* [Instruction]: Without including the pictures, copy out every line below.
+++
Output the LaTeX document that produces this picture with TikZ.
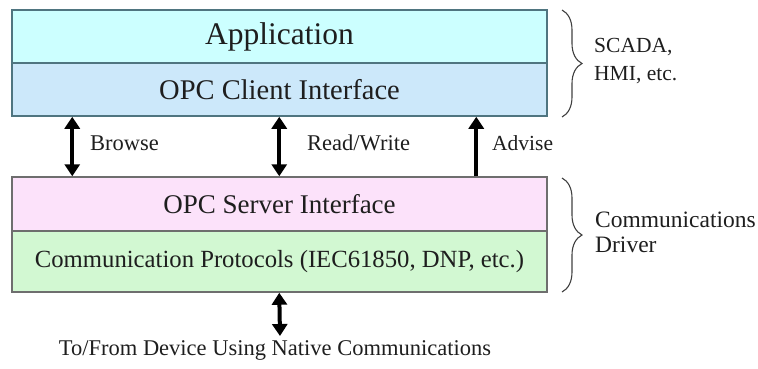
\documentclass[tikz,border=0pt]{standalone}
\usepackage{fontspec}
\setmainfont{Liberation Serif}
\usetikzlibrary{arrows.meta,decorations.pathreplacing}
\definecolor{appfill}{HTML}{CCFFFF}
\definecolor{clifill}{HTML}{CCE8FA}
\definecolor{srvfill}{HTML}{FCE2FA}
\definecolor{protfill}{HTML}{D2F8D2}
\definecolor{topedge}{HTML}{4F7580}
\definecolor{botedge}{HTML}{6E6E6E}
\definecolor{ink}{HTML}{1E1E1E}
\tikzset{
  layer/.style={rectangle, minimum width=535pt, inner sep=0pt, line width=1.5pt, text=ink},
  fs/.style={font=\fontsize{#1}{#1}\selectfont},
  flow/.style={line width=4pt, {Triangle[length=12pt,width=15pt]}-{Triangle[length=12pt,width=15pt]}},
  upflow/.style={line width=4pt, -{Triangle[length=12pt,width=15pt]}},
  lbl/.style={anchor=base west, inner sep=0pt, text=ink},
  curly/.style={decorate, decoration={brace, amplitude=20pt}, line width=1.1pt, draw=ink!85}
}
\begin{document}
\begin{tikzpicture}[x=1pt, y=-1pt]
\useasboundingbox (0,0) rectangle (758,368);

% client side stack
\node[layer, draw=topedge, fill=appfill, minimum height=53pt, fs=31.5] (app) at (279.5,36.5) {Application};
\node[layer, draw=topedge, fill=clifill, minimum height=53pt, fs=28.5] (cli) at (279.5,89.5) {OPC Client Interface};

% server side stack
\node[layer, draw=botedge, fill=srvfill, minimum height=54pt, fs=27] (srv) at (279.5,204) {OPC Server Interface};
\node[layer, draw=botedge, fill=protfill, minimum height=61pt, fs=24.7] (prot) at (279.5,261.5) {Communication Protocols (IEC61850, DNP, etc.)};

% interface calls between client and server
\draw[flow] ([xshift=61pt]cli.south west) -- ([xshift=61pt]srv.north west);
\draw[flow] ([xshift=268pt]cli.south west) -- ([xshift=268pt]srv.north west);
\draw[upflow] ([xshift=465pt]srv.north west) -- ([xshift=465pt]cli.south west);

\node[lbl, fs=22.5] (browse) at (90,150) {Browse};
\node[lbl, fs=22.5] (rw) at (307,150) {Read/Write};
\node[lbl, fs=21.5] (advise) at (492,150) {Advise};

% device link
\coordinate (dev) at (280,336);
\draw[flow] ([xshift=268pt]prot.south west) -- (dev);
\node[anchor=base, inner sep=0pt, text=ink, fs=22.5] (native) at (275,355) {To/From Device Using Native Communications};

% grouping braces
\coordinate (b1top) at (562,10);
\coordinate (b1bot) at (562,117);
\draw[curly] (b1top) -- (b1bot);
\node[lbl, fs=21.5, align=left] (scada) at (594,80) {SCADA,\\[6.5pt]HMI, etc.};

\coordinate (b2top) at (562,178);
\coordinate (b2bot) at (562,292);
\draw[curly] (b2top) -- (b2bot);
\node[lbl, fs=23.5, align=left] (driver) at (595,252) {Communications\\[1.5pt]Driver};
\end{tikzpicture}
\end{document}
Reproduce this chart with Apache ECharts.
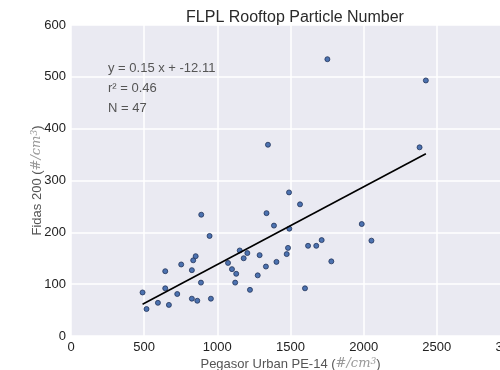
+++
* [Solution for this exercise]:
Output the LaTeX document that produces this picture with TikZ.
\documentclass[tikz,border=0pt]{standalone}
\usepackage{fontspec}
\setmainfont{Liberation Serif}
\usetikzlibrary{arrows.meta,decorations.pathreplacing}
\definecolor{appfill}{HTML}{CCFFFF}
\definecolor{clifill}{HTML}{CCE8FA}
\definecolor{srvfill}{HTML}{FCE2FA}
\definecolor{protfill}{HTML}{D2F8D2}
\definecolor{topedge}{HTML}{4F7580}
\definecolor{botedge}{HTML}{6E6E6E}
\definecolor{ink}{HTML}{1E1E1E}
\tikzset{
  layer/.style={rectangle, minimum width=535pt, inner sep=0pt, line width=1.5pt, text=ink},
  fs/.style={font=\fontsize{#1}{#1}\selectfont},
  flow/.style={line width=4pt, {Triangle[length=12pt,width=15pt]}-{Triangle[length=12pt,width=15pt]}},
  upflow/.style={line width=4pt, -{Triangle[length=12pt,width=15pt]}},
  lbl/.style={anchor=base west, inner sep=0pt, text=ink},
  curly/.style={decorate, decoration={brace, amplitude=20pt}, line width=1.1pt, draw=ink!85}
}
\begin{document}
\begin{tikzpicture}[x=1pt, y=-1pt]
\useasboundingbox (0,0) rectangle (758,368);

% client side stack
\node[layer, draw=topedge, fill=appfill, minimum height=53pt, fs=31.5] (app) at (279.5,36.5) {Application};
\node[layer, draw=topedge, fill=clifill, minimum height=53pt, fs=28.5] (cli) at (279.5,89.5) {OPC Client Interface};

% server side stack
\node[layer, draw=botedge, fill=srvfill, minimum height=54pt, fs=27] (srv) at (279.5,204) {OPC Server Interface};
\node[layer, draw=botedge, fill=protfill, minimum height=61pt, fs=24.7] (prot) at (279.5,261.5) {Communication Protocols (IEC61850, DNP, etc.)};

% interface calls between client and server
\draw[flow] ([xshift=61pt]cli.south west) -- ([xshift=61pt]srv.north west);
\draw[flow] ([xshift=268pt]cli.south west) -- ([xshift=268pt]srv.north west);
\draw[upflow] ([xshift=465pt]srv.north west) -- ([xshift=465pt]cli.south west);

\node[lbl, fs=22.5] (browse) at (90,150) {Browse};
\node[lbl, fs=22.5] (rw) at (307,150) {Read/Write};
\node[lbl, fs=21.5] (advise) at (492,150) {Advise};

% device link
\coordinate (dev) at (280,336);
\draw[flow] ([xshift=268pt]prot.south west) -- (dev);
\node[anchor=base, inner sep=0pt, text=ink, fs=22.5] (native) at (275,355) {To/From Device Using Native Communications};

% grouping braces
\coordinate (b1top) at (562,10);
\coordinate (b1bot) at (562,117);
\draw[curly] (b1top) -- (b1bot);
\node[lbl, fs=21.5, align=left] (scada) at (594,80) {SCADA,\\[6.5pt]HMI, etc.};

\coordinate (b2top) at (562,178);
\coordinate (b2bot) at (562,292);
\draw[curly] (b2top) -- (b2bot);
\node[lbl, fs=23.5, align=left] (driver) at (595,252) {Communications\\[1.5pt]Driver};
\end{tikzpicture}
\end{document}
Reproduce this chart with Apache ECharts.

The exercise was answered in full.